The Tivoli is now filling to bursting point, and I get the impression there are many people here who don’t regularly go to gigs; the type who treat the experience as a chance to get catastrophically wasted and shamble around the place like lobotomised chimps. But not to worry, Tame Impala take to a stage now awash with amber and red lighting, smoke, and effects, as ‘Be Above It’ – conveniently the first song off the new album – starts up, before the music quickly melts into ‘Solitude is Bliss’, which sounds pretty damn fantastic, and simultaneously thunderous.

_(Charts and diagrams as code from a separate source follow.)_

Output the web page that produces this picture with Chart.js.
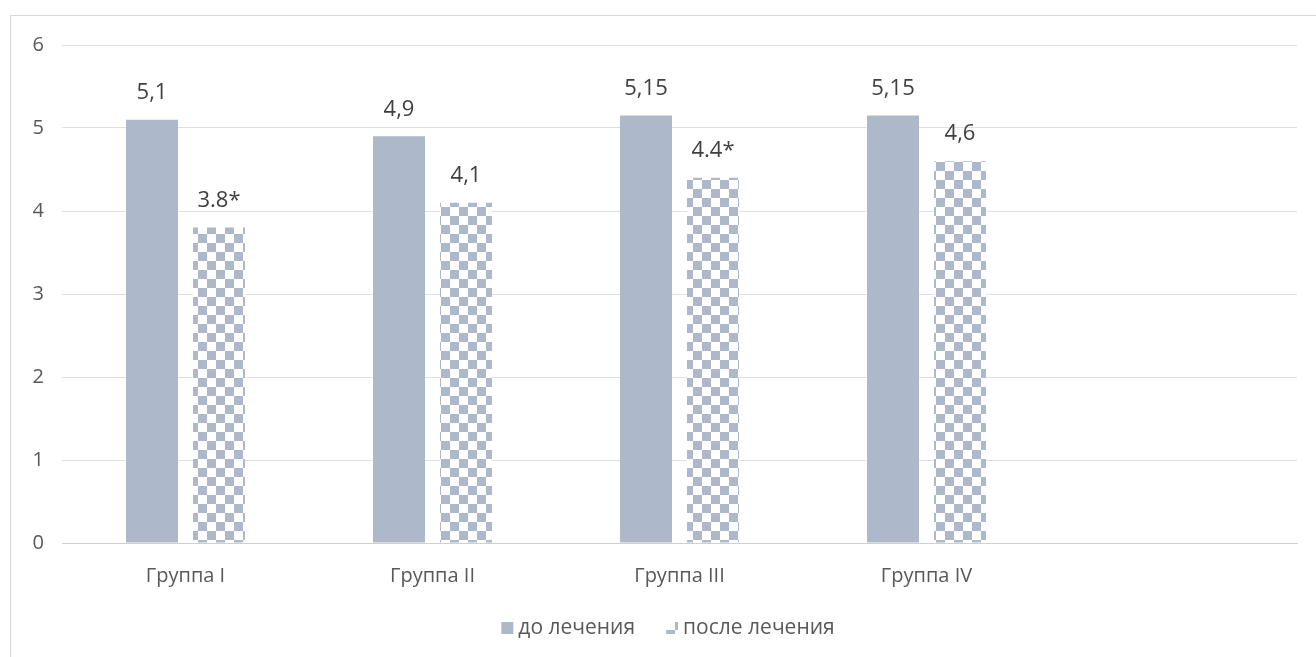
<!DOCTYPE html>
<html>
<head>
<meta charset="utf-8">
<script src="https://cdn.jsdelivr.net/npm/chart.js@4/dist/chart.umd.min.js"></script>
<style>
  html, body { margin: 0; padding: 0; background: #fff; overflow: hidden; }
  #wrap { position: relative; width: 1316px; height: 657px; }
  #frame { position: absolute; left: 10px; top: 15px; width: 1400px; height: 700px;
           border-left: 1px solid #d9d9d9; border-top: 1px solid #d9d9d9; box-sizing: border-box; }
  canvas { position: absolute; left: 0; top: 0; }
</style>
</head>
<body>
<div id="wrap">
  <div id="frame"></div>
  <canvas id="c" width="1316" height="657"></canvas>
</div>
<script>
const categories = ['Группа I', 'Группа II', 'Группа III', 'Группа IV', ''];
const seriesNames = ['до лечения', 'после лечения'];
const beforeValues = [5.1, 4.9, 5.15, 5.15, null];
const afterValues = [3.8, 4.1, 4.4, 4.6, null];
const beforeLabels = ['5,1', '4,9', '5,15', '5,15', ''];
const afterLabels = ['3.8*', '4,1', '4.4*', '4,6', ''];
const yMin = 0, yMax = 6, yStep = 1;

const FONT = '"Open Sans", "Noto Sans", sans-serif';
const TEXT = '#595959';
const BAR = '#adb9ca';

function makeChecker(size) {
  const c = document.createElement('canvas');
  c.width = size * 2; c.height = size * 2;
  const g = c.getContext('2d');
  g.fillStyle = '#ffffff'; g.fillRect(0, 0, size * 2, size * 2);
  g.fillStyle = BAR;
  g.fillRect(0, 0, size, size);
  g.fillRect(size, size, size, size);
  return g.createPattern(c, 'repeat');
}
const checker = makeChecker(9);

const valueLabels = [beforeLabels, afterLabels];

const labelPlugin = {
  id: 'valueLabels',
  afterDatasetsDraw(chart) {
    const ctx = chart.ctx;
    ctx.save();
    ctx.font = '22px ' + FONT;
    ctx.fillStyle = '#404040';
    ctx.textAlign = 'center';
    ctx.textBaseline = 'middle';
    chart.data.datasets.forEach((ds, i) => {
      const meta = chart.getDatasetMeta(i);
      meta.data.forEach((bar, j) => {
        const t = valueLabels[i][j];
        if (!t || ds.data[j] == null) return;
        ctx.fillText(t, bar.x, bar.y - 27);
      });
    });
    ctx.restore();
  }
};

const legendPlugin = {
  id: 'customLegend',
  afterDraw(chart) {
    const ctx = chart.ctx;
    ctx.save();
    ctx.font = '21px ' + FONT;
    ctx.textBaseline = 'middle';
    const box = 12, gapBox = 5, gapItem = 31;
    const items = chart.data.datasets.map(ds => ({ label: ds.label, fill: ds.backgroundColor }));
    let total = 0;
    items.forEach((it, k) => {
      total += box + gapBox + ctx.measureText(it.label).width;
      if (k < items.length - 1) total += gapItem;
    });
    let x = 668 - total / 2;
    const y = 628;
    items.forEach(it => {
      ctx.fillStyle = it.fill;
      ctx.fillRect(x, y - box / 2, box, box);
      x += box + gapBox;
      ctx.fillStyle = TEXT;
      ctx.fillText(it.label, x, y);
      x += ctx.measureText(it.label).width + gapItem;
    });
    ctx.restore();
  }
};

new Chart(document.getElementById('c'), {
  type: 'bar',
  data: {
    labels: categories,
    datasets: [
      { label: seriesNames[0], data: beforeValues, backgroundColor: BAR,
        categoryPercentage: 0.5425, barPercentage: 0.776 },
      { label: seriesNames[1], data: afterValues, backgroundColor: checker,
        categoryPercentage: 0.5425, barPercentage: 0.776 }
    ]
  },
  options: {
    responsive: false,
    animation: false,
    layout: { padding: { left: 10, right: 19, top: 45, bottom: 54 } },
    plugins: { legend: { display: false }, tooltip: { enabled: false } },
    scales: {
      x: {
        grid: { display: false },
        border: { display: true, color: '#d0d0d0', width: 1 },
        ticks: { color: TEXT, font: { family: FONT, size: 20 }, padding: 13 },
        afterFit(s) { s.height = 60; }
      },
      y: {
        min: yMin, max: yMax,
        grid: { color: '#e0e0e0', lineWidth: 1, drawTicks: false },
        border: { display: false },
        ticks: { stepSize: yStep, color: TEXT, font: { family: FONT, size: 20 }, padding: 18 },
        afterFit(s) { s.width = 52; }
      }
    }
  },
  plugins: [labelPlugin, legendPlugin]
});
</script>
</body>
</html>
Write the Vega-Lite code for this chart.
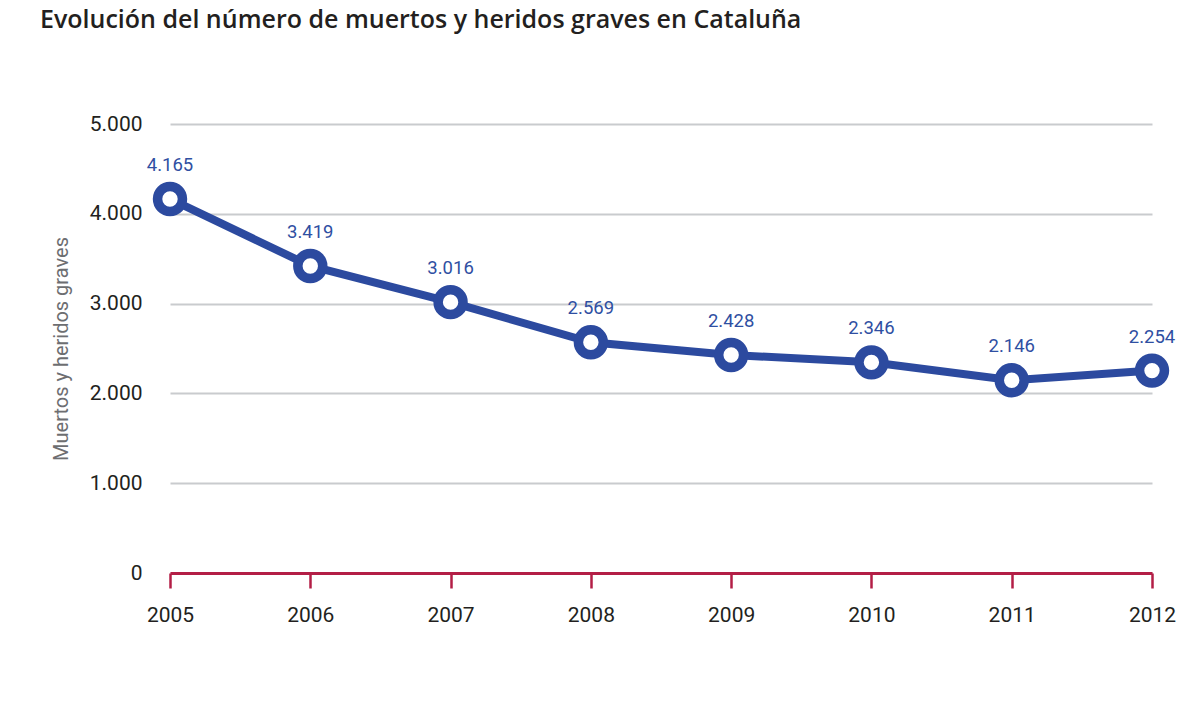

The next few songs flip between those from Lonerism and Innerspeaker, and for me, the earlier songs are superior, or at least they sound so played live. ‘It is Not Meant to Be’ sounds much fatter compared to ‘Feels Like We Only Go Backwards’, although the majority of the Tivoli audience lose their shit during the new songs, most notably on ‘Elephant’, which sees a mini mosh-pit break out several metres from the stage. My own desire to pogo withheld, I particularly enjoy the one-two of ‘Lucidity’ and ‘Alter Ego;’ the latter being probably the best thing the band has done in this writer’s opinion.

A fine finishing trio of ‘Why Won’t You Make Up Your Mind?,’ ‘Desire Be, Desire Go,’ and ‘Apocalypse Dreams’ round out a deafening set, before the band come back on for one last epic jam, complete with The Growl’s Cameron on maracas, to finish up the night and send their fans home happy.

Tame Impala are a great band and deserve the plaudits they have been getting recently; Parker’s new songs are original and flaunt a range not present on the debut album. Stage presence and audience interaction may not be their greatest strengths, but the quality of the music is more than enough to make their show one worth catching.